Saturday, 4 August 2018

Clive Cox: A Lesson in Perseverance


Nowadays, Clive Cox is best known as the trainer of Harry Angel, winner of the Darley July Cup at Newmarket and the 32Red Sprint Cup at Haydock, not to mention the Cartier Sprinter Award, in 2017. He is firmly established at Beechwood Farm Stables in Lambourn, near Hungerford, Berkshire, which he has rented from John Francome since May, 2000, but winners haven’t always come easy to the Somersetian.

His first winner as a trainer, Good For The Roses, in a maiden hurdle at Newton Abbot in March 1991 was also his last as a jockey. Cox enjoyed a successful as a National Hunt jockey, riding 100 winners, although he later admitted, “There isn’t any part of my upper body that hasn’t been rearranged.” He rode once in the Grand National, parting company with the favourite, Sacred Path, at the first fence in 1988.

His initial attempt at training was no more successful and after a year in Wootton Bassett, Wiltshire he gave up and became assistant trainer to Mikey Heaton-Ellis at nearby Barbury Castle in 1992. When Heaton-Ellis died, at the age of just 41, in1999, Cox took over the licence. Once again, he wasn’t exactly on overnight success and it wasn’t until 2002 that he broke double-figures for a season.
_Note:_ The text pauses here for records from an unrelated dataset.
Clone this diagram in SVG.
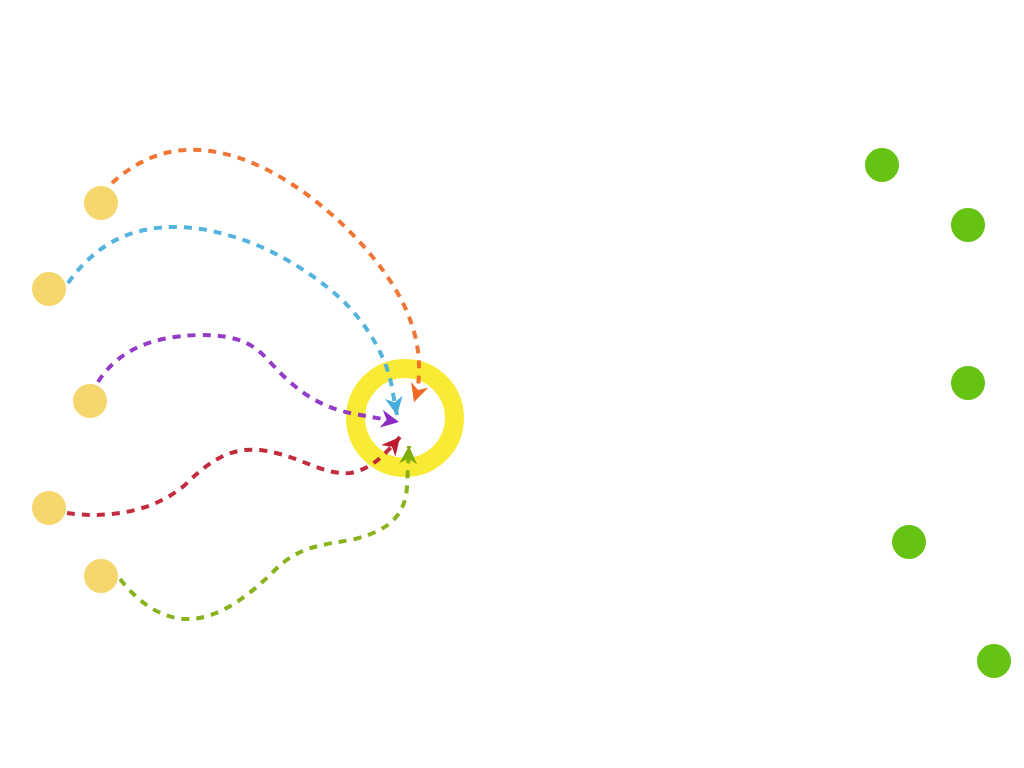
<svg xmlns="http://www.w3.org/2000/svg" width="1024" height="768" viewBox="0 0 1024 768">
<style>
.src{fill:#F5D76E}
.dst{fill:#66C213}
.ring{fill:none;stroke:#F9EB35;stroke-width:19}
.conn{fill:none;stroke-width:4;stroke-dasharray:8 7;stroke-opacity:0.92}
</style>
<defs>
<marker id="aO" viewBox="0 0 10 10" refX="10" refY="5" markerWidth="18" markerHeight="18" markerUnits="userSpaceOnUse" orient="auto"><path d="M0,0 L10,5 L0,10 L3,5 z" fill="#EE6A24"/></marker>
<marker id="aB" viewBox="0 0 10 10" refX="10" refY="5" markerWidth="18" markerHeight="18" markerUnits="userSpaceOnUse" orient="auto"><path d="M0,0 L10,5 L0,10 L3,5 z" fill="#45AEDB"/></marker>
<marker id="aP" viewBox="0 0 10 10" refX="10" refY="5" markerWidth="18" markerHeight="18" markerUnits="userSpaceOnUse" orient="auto"><path d="M0,0 L10,5 L0,10 L3,5 z" fill="#8C2BC2"/></marker>
<marker id="aR" viewBox="0 0 10 10" refX="10" refY="5" markerWidth="18" markerHeight="18" markerUnits="userSpaceOnUse" orient="auto"><path d="M0,0 L10,5 L0,10 L3,5 z" fill="#BE1A2F"/></marker>
<marker id="aG" viewBox="0 0 10 10" refX="10" refY="5" markerWidth="18" markerHeight="18" markerUnits="userSpaceOnUse" orient="auto"><path d="M0,0 L10,5 L0,10 L3,5 z" fill="#7FAD0A"/></marker>
</defs>
<rect width="1024" height="768" fill="#fff"/>
<g id="sources">
<g id="s1"><circle class="src" cx="101" cy="203" r="17"/></g>
<g id="s2"><circle class="src" cx="49" cy="289" r="17"/></g>
<g id="s3"><circle class="src" cx="90" cy="401" r="17"/></g>
<g id="s4"><circle class="src" cx="49" cy="508" r="17"/></g>
<g id="s5"><circle class="src" cx="101" cy="576" r="17"/></g>
</g>
<g id="targets">
<g id="t1"><circle class="dst" cx="882" cy="165" r="17"/></g>
<g id="t2"><circle class="dst" cx="968" cy="225" r="17"/></g>
<g id="t3"><circle class="dst" cx="968" cy="383" r="17"/></g>
<g id="t4"><circle class="dst" cx="909" cy="542" r="17"/></g>
<g id="t5"><circle class="dst" cx="994" cy="661" r="17"/></g>
</g>
<g id="hub"><circle class="ring" cx="405" cy="418" r="49.5"/></g>
<g id="connectors">
<path class="conn" stroke="#EE6A24" marker-end="url(#aO)" d="M112,183 C140,158 168,148 200,150 C250,153 300,185 340,222 C385,265 420,315 419,370 C419,385 417,393 414,402"/>
<path class="conn" stroke="#45AEDB" marker-end="url(#aB)" d="M68,283 C95,245 130,226 178,227 C240,229 300,262 340,298 C370,326 388,362 392,388 L397,415"/>
<path class="conn" stroke="#8C2BC2" marker-end="url(#aP)" d="M98,382 C115,355 145,336 200,335 C240,335 255,345 270,362 C295,390 320,408 355,414 L399,422"/>
<path class="conn" stroke="#BE1A2F" marker-end="url(#aR)" d="M67,513 C100,518 150,515 185,485 C215,455 235,448 260,450 C300,455 320,475 350,473 C370,470 385,455 400,437"/>
<path class="conn" stroke="#7FAD0A" marker-end="url(#aG)" d="M120,579 C140,605 165,620 190,619 C220,618 250,595 275,570 C300,545 325,545 355,539 C390,530 405,515 407,487 L409,446"/>
</g>
</svg>
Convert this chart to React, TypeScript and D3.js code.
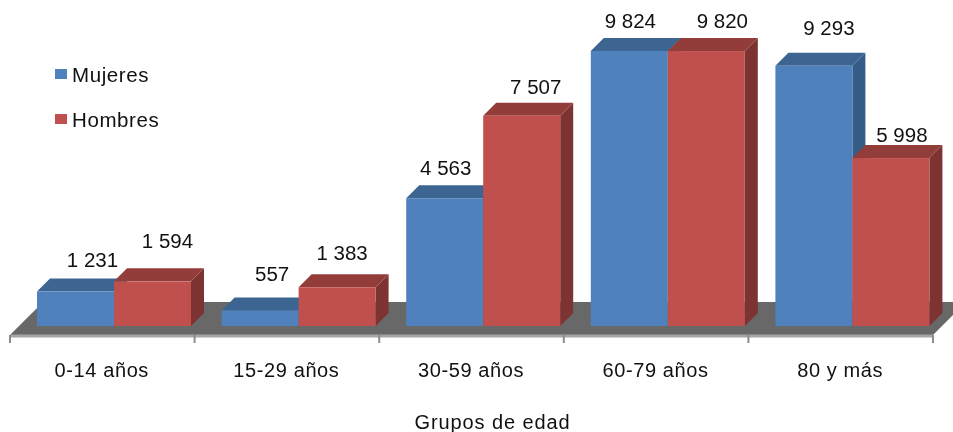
import { useEffect, useRef } from 'react'
import * as d3 from 'd3'

const categories = ['0-14 años', '15-29 años', '30-59 años', '60-79 años', '80 y más']
const seriesNames = ['Mujeres', 'Hombres']
const mujeres = [1231, 557, 4563, 9824, 9293]
const hombres = [1594, 1383, 7507, 9820, 5998]
const axisTitle = 'Grupos de edad'

// colores: frente, tapa, lateral
const palette: Record<string, string[]> = {
  Mujeres: ['#4f81bd', '#3c6592', '#365c88'],
  Hombres: ['#c0504d', '#933d3b', '#7c3331'],
}

// ajustes a mano de las etiquetas (dx, dy desde el centro de la tapa)
const labelNudge: Record<string, number[][]> = {
  Mujeres: [[4, -25], [-1, -29], [-12, -23], [-12, -23], [2, -31]],
  Hombres: [[2, -33], [-8, -27], [1, -22], [3, -23], [-2, -16]],
}

const W = 953
const H = 432
const DEPTH = 13
const FONT = '"Liberation Sans", Arial, sans-serif'

export default function App() {
  const ref = useRef<SVGSVGElement>(null)

  useEffect(() => {
    if (!ref.current) return
    const svg = d3.select(ref.current)
    svg.selectAll('*').remove()

    const x0 = d3.scaleBand().domain(categories).range([10, 933])
    const x1 = d3.scaleBand().domain(seriesNames).range([27, 181])
    const y = d3.scaleLinear().domain([0, 10000]).range([326, 46])
    const fmt = d3.formatLocale({ decimal: ',', thousands: ' ', grouping: [3], currency: ['', ''] }).format(',d')

    // suelo
    const floorY = 335
    const backY = y(0) - DEPTH * 1.85
    svg.append('path')
      .attr('d', `M10,${floorY}L${10 + floorY - backY},${backY}L${933 + floorY - backY},${backY}L933,${floorY}Z`)
      .attr('fill', '#686868')

    // eje
    svg.append('line')
      .attr('x1', 10).attr('x2', 933).attr('y1', 336).attr('y2', 336)
      .attr('stroke', '#a6a6a6').attr('stroke-width', 3)
    const edges = [...categories.map(c => x0(c) as number), 933]
    svg.selectAll('line.tick').data(edges).enter().append('line')
      .attr('class', 'tick')
      .attr('x1', d => d).attr('x2', d => d).attr('y1', 335).attr('y2', 343)
      .attr('stroke', '#8c8c8c').attr('stroke-width', 2)

    // barras
    const rows = [mujeres, hombres]
    seriesNames.forEach((name, s) => {
      const [front, top, side] = palette[name]
      const g = svg.append('g')
      const data = categories.map((c, i) => ({
        left: (x0(c) as number) + (x1(name) as number),
        yTop: y(rows[s][i]),
        value: rows[s][i],
        i,
      }))
      const w = x1.bandwidth()
      const bar = g.selectAll('g').data(data).enter().append('g')
      bar.append('path')
        .attr('d', d => `M${d.left + w},${d.yTop}L${d.left + w + DEPTH},${d.yTop - DEPTH}L${d.left + w + DEPTH},${y(0) - DEPTH}L${d.left + w},${y(0)}Z`)
        .attr('fill', side)
      bar.append('path')
        .attr('d', d => `M${d.left},${d.yTop}L${d.left + DEPTH},${d.yTop - DEPTH}L${d.left + w + DEPTH},${d.yTop - DEPTH}L${d.left + w},${d.yTop}Z`)
        .attr('fill', top)
      bar.append('rect')
        .attr('x', d => d.left).attr('y', d => d.yTop)
        .attr('width', w).attr('height', d => y(0) - d.yTop)
        .attr('fill', front)
    })

    // etiquetas de valor, encima de todas las barras
    seriesNames.forEach((name, s) => {
      svg.append('g').selectAll('text').data(rows[s]).enter().append('text')
        .attr('x', (d, i) => (x0(categories[i]) as number) + (x1(name) as number) + x1.bandwidth() / 2 + DEPTH + labelNudge[name][i][0])
        .attr('y', (d, i) => y(d) + labelNudge[name][i][1])
        .attr('text-anchor', 'middle')
        .attr('font-size', 20.5)
        .attr('font-family', FONT)
        .attr('fill', '#111')
        .text(d => fmt(d))
    })

    // categorias
    svg.append('g').selectAll('text').data(categories).enter().append('text')
      .attr('x', d => (x0(d) as number) + x0.bandwidth() / 2 - 0.5)
      .attr('y', 377)
      .attr('text-anchor', 'middle')
      .attr('font-size', 20)
      .attr('font-family', FONT)
      .attr('letter-spacing', 0.6)
      .attr('fill', '#111')
      .text(d => d)

    svg.append('text')
      .attr('x', 492.5).attr('y', 429)
      .attr('text-anchor', 'middle')
      .attr('font-size', 20)
      .attr('font-family', FONT)
      .attr('letter-spacing', 0.9)
      .attr('fill', '#111')
      .text(axisTitle)

    // leyenda
    const legend = svg.append('g').selectAll('g').data(seriesNames).enter().append('g')
      .attr('transform', (d, i) => `translate(55,${69 + i * 45})`)
    legend.append('rect')
      .attr('width', 12).attr('height', 10)
      .attr('fill', d => palette[d][0])
    legend.append('text')
      .attr('x', 17).attr('y', 13)
      .attr('font-size', 20.5)
      .attr('font-family', FONT)
      .attr('letter-spacing', 0.6)
      .attr('fill', '#111')
      .text(d => d)
  }, [])

  return <svg ref={ref} width={W} height={H} viewBox={`0 0 ${W} ${H}`} style={{ position: 'absolute', left: 0, top: 0, filter: 'blur(0.4px)' }} />
}
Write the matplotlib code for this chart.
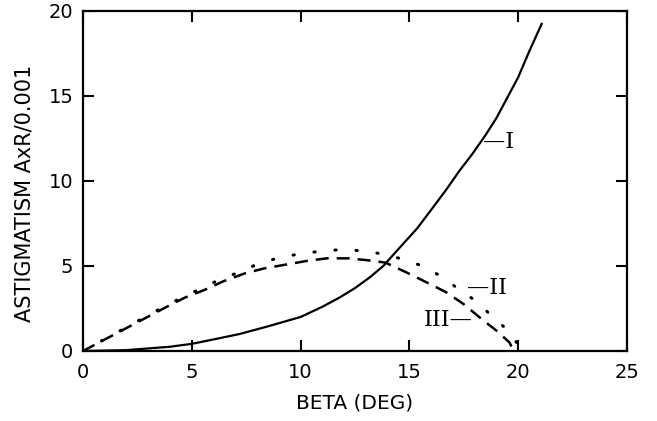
import matplotlib
matplotlib.use('Agg')
import matplotlib.pyplot as plt

# curve I (solid)
beta_1 = [0, 2, 4, 5, 6, 7.2, 8.5, 10, 11, 11.8, 12.5, 13.2, 13.8, 14.5, 15.35, 16.0, 16.7, 17.3, 17.9, 18.5, 19.0, 19.5, 20.0, 20.5, 21.1]
astig_1 = [0, 0.05, 0.25, 0.42, 0.68, 1.0, 1.45, 2.0, 2.6, 3.15, 3.7, 4.35, 5.0, 6.0, 7.2, 8.3, 9.5, 10.6, 11.6, 12.7, 13.7, 14.9, 16.1, 17.6, 19.3]

# curve II (dotted)
beta_2 = [0, 2, 4, 5.3, 6.2, 7.1, 8.0, 8.9, 9.9, 10.8, 11.8, 12.8, 13.8, 14.7, 15.6, 16.45, 17.2, 18.1, 18.75, 19.45, 20.05]
astig_2 = [0, 1.4, 2.8, 3.6, 4.15, 4.6, 5.1, 5.45, 5.7, 5.85, 5.96, 5.9, 5.7, 5.4, 5.0, 4.4, 3.7, 2.9, 2.1, 1.3, 0.3]

# curve III (dashed)
beta_3 = [0, 2, 4, 4.7, 5.6, 6.45, 7.4, 8.3, 9.4, 10.3, 11.2, 12.2, 13.0, 13.9, 14.9, 15.85, 16.7, 17.5, 18.3, 19.0, 19.6, 19.8]
astig_3 = [0, 1.35, 2.7, 3.15, 3.6, 4.1, 4.55, 4.85, 5.1, 5.3, 5.45, 5.45, 5.35, 5.2, 4.6, 4.0, 3.45, 2.75, 1.9, 1.2, 0.5, 0]

x_ticks = [0, 5, 10, 15, 20, 25]
y_ticks = [0, 5, 10, 15, 20]

plt.rcParams['font.family'] = ['DejaVu Sans']

fig = plt.figure(figsize=(6.57, 4.21), dpi=100)
ax = fig.add_axes([0.1263, 0.1663, 0.828, 0.8076])

ax.plot(beta_1, astig_1, color='black', lw=1.6, solid_capstyle='butt')
ax.plot(beta_2, astig_2, color='black', lw=2.2, linestyle=(0, (0.4, 6.5)), dash_capstyle='round')
ax.plot(beta_3, astig_3, color='black', lw=1.8, linestyle=(0, (5.2, 3.2)))

ax.set_xlim(0, 25)
ax.set_ylim(0, 20)
ax.set_xticks(x_ticks)
ax.set_yticks(y_ticks)
ax.tick_params(direction='in', length=8, width=1.5, top=True, right=True,
               labelsize=14)
ax.tick_params(axis='x', pad=9)
ax.tick_params(axis='y', pad=7)
for s in ax.spines.values():
    s.set_linewidth(1.6)

ax.set_xlabel('BETA (DEG)', fontsize=14.5, labelpad=8)
ax.set_ylabel('ASTIGMATISM AxR/0.001', fontsize=15)
ax.yaxis.set_label_coords(-0.09, 0.465)

ax.text(18.4, 12.3, '\u2014I', family='DejaVu Serif', fontsize=16, va='center', ha='left')
ax.text(17.65, 3.7, '\u2014II', family='DejaVu Serif', fontsize=16, va='center', ha='left')
ax.text(17.9, 1.8, 'III\u2014', family='DejaVu Serif', fontsize=16, va='center', ha='right')

fig.savefig('out.png', dpi=100)
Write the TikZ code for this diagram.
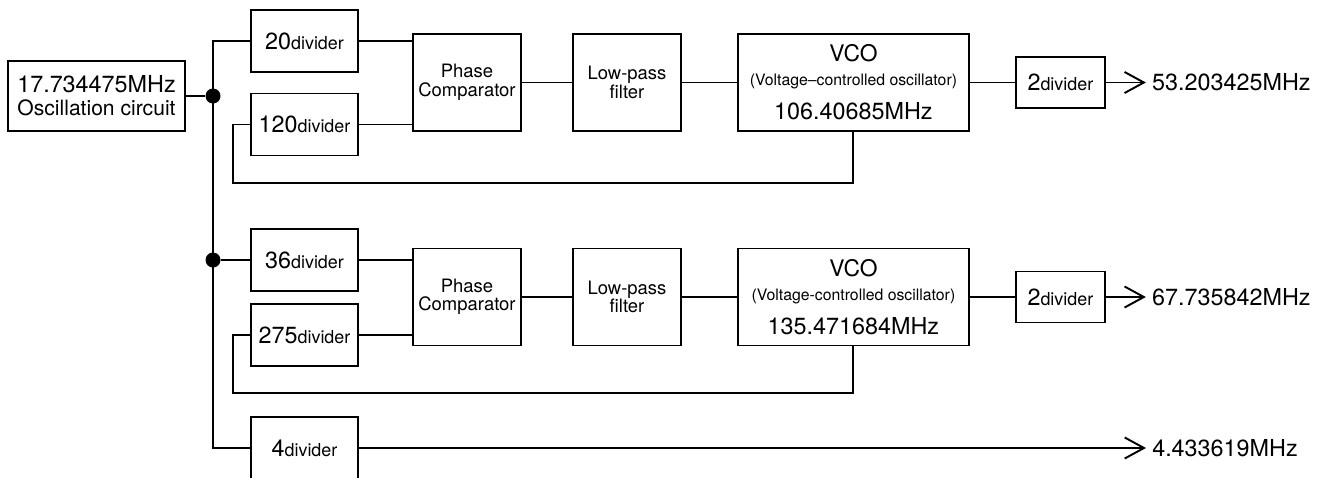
\documentclass[tikz,border=0pt]{standalone}
\usepackage{fontspec}
\setmainfont{TeX Gyre Heros}
\usetikzlibrary{positioning, arrows.meta}
\newcommand{\dvd}[1]{{\fontsize{13.3}{15}\selectfont #1}{\fontsize{10.2}{12}\selectfont divider}}
\newcommand{\vsub}{\fontsize{9}{11}\selectfont}

\begin{document}
\begin{tikzpicture}[x=0.02cm, y=-0.02cm, >={Straight Barb[length=11pt, width=12pt]},
    line width=1.1pt, font=\fontsize{13.3}{16}\selectfont,
    blk/.style ={draw, inner sep=0pt, outer sep=0pt, align=center},
    dvb/.style ={blk, minimum width=2.14cm, minimum height=1.24cm},
    pcb/.style ={blk, minimum width=2.16cm, minimum height=1.94cm, font=\fontsize{10.5}{10.5}\selectfont},
    vcob/.style={blk, minimum width=4.62cm, minimum height=1.94cm, font=\fontsize{13.3}{17}\selectfont},
    hfb/.style ={blk, minimum width=1.78cm, minimum height=1.02cm},
    jdot/.style={circle, fill, inner sep=0pt, minimum size=0.3cm},
    outl/.style={anchor=west, inner sep=3pt},
    arr/.style ={->}]
    \useasboundingbox (0,0) rectangle (1317,477);
    % source
    \node[blk, minimum width=3.54cm, minimum height=1.4cm, font=\fontsize{13.3}{13}\selectfont] (osc) at (96.5,96)
      {17.734475MHz\\{\fontsize{12}{13}\selectfont Oscillation circuit}};
    \node[jdot] (j1) at (213,96) {};
    % upper loop
    \node[dvb] (d20)  at (304.5,41)    {\dvd{20}};
    \node[dvb] (d120) at (304.5,124.5) {\dvd{120}};
    \node[pcb] (pc1) at (467,82.5) {Phase\\Comparator};
    \node[pcb, right=1.04cm of pc1] (lpf1) {Low-pass\\filter};
    \node[vcob, right=1.14cm of lpf1] (vco1)
      {{\fontsize{13}{13}\selectfont VCO}\\[-3.4pt]{\vsub (Voltage--controlled oscillator)}\\[2.3pt]106.40685MHz};
    \node[hfb, right=0.94cm of vco1] (half1) {\dvd{2}};
    \node[outl, right=0.82cm of half1] (out1) {53.203425MHz};
    % lower loop
    \node[jdot] (j2) at (213,260) {};
    \node[dvb] (d36)  at (304.5,260) {\dvd{36}};
    \node[dvb] (d275) at (304.5,335) {\dvd{275}};
    \node[pcb] (pc2) at (467,297) {Phase\\Comparator};
    \node[pcb, right=1.04cm of pc2] (lpf2) {Low-pass\\filter};
    \node[vcob, right=1.14cm of lpf2] (vco2)
      {{\fontsize{13}{13}\selectfont VCO}\\[-3.4pt]{\vsub (Voltage-controlled oscillator)}\\[2.3pt]135.471684MHz};
    \node[hfb, right=0.94cm of vco2] (half2) {\dvd{2}};
    \node[outl, right=0.82cm of half2] (out2) {67.735842MHz};
    % direct branch
    \node[dvb] (d4) at (304.5,448) {\dvd{4}};
    \node[outl] (out3) at (1146,448) {4.433619MHz};
    \coordinate (fb1) at (233,183);
    \coordinate (fb2) at (233,393);
    % wires
    \draw (osc.east) -- (j1);
    \draw (d20.west) -| (j1 |- d4.west) -- (d4.west);
    \draw (j2) -- (d36);
    \draw (d20.east)  -- (d20.east -| pc1.west);
    \draw (d120.east) -- (d120.east -| pc1.west);
    \draw (d36.east)  -- (d36.east -| pc2.west);
    \draw (d275.east) -- (d275.east -| pc2.west);
    \draw (pc1) -- (lpf1);
    \draw (lpf1) -- (vco1);
    \draw (vco1) -- (half1);
    \draw (pc2) -- (lpf2);
    \draw (lpf2) -- (vco2);
    \draw (vco2) -- (half2);
    \draw[arr] (half1) -- (out1);
    \draw[arr] (half2) -- (out2);
    \draw[arr] (d4) -- (out3);
    % feedback
    \draw (d120.west) -| (fb1) -| (vco1.south);
    \draw (d275.west) -| (fb2) -| (vco2.south);
\end{tikzpicture}
\end{document}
However, his breakthrough year came in 2003, when he recorded his first major success with New Seeker in Tote International Stakes at Ascot. New Seeker won the same race again two years later, when it was staged at Newbury while Ascot was redeveloped, as well as the Dubai Duty Free Cup at the same course later that season. In 2007, Cox saddled his first Pattern race winner, Beacon Lodge, in the Horris Hill Stakes at Newbury and hasn’t looked back since.
He has gained a reputation for his eye at the sales and has produced relatively cheaply-bought horses to win major races time after time. His first Group 1 winner, Gilt Edge Girl in the Prix de l’Abbaye de Longchamp in 2010, was bought for just 17,000 guineas. Reckless Abandon, who won the Darley Prix Morny at Deauville and the Vision.ae Middle Park Stakes at Newmarket in 2012, cost just 24,000 guineas, while Lethal Force, who won the Diamond Jubilee Stakes at Royal Ascot and the Darley July Cup at Newmarket in 2013, cost just 8,500 guineas.

In 2016, Cox had his most successful season ever thanks, in large part, to the Group 1 victories of Profitable in the King’s Stand Stakes and My Dream Boat in the Prince of Wales’s Stakes with the space of 24 hours at Royal Ascot. He finished the year with 65 winners and over £1.5 million in total prize money for the first time.